4. Tutto ciò si associa a un’altra considerazione, di portata generale.

Il Tar rispetta i poteri dell’amministrazione indipendente; non si sostituisce ad essa e rimane nel solco di un autorevole ed encomiabile esercizio della funzione giurisdizionale.

Per il Collegio, infatti, “le censure, non emergendo particolari vizi di manifesta irragionevolezza o di grave ingiustizia, finiscono inevitabilmente per impingere in valutazioni di merito rimesse all’Autorità, e non sindacabili da questo Giudice senza invadere l’ambito della discrezionalità tecnica riservato all’amministrazione” (sentenza n. 3916: il Tar qui richiama numerosi precedenti, tra cui proprio le sentenze prima citate del Consiglio di Stato n. 1837 e 1856 del 2013).

Ancora, nella sentenza n. 2775, sulla delibera n. 746, si afferma espressamente che “il Collegio non può non osservare che mediante le censure esposte la società intende sollecitare l’adesione dell’adito Tribunale a valutazioni di merito diverse da quelle compiute dall’Autorità. Ma tale tipologia di scrutinio non è consentito al giudice amministrativo, senza invadere l’ambito della discrezionalità tecnica riservato all’amministrazione” (§ 3 del considerato in diritto).

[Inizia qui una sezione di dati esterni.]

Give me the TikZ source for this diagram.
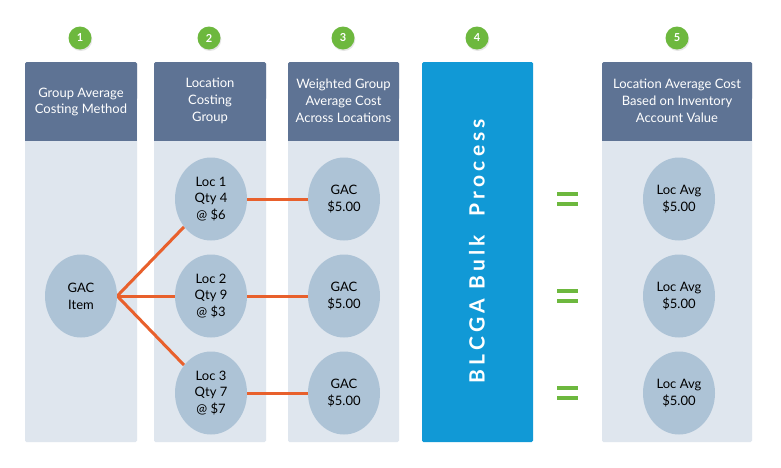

Il Tar si ferma alle valutazioni del percorso logico-argomentativo, con un sindacato che non è certo debole ma che, correttamente, non va a sostituirsi alle scelte dell’Amministrazione. Il Tar vaglia il rispetto delle norme, ma sapendo che ci si trova dinanzi a “concetti giuridici indeterminati”, sa bene che tale principio gioca un ruolo diverso. E il Tar, confermando un filone giurisprudenziale consolidato, non va oltre. In un momento in cui la regolazione e la posizione delle autorità indipendenti sono spesso messe sul filo del rasoio, e relegate in un ruolo istituzionale difficile, in cui i sostegni culturali iniziano a rarefarsi, il segnale lanciato dal Tribunale amministrativo è coraggioso perché va nel senso opposto.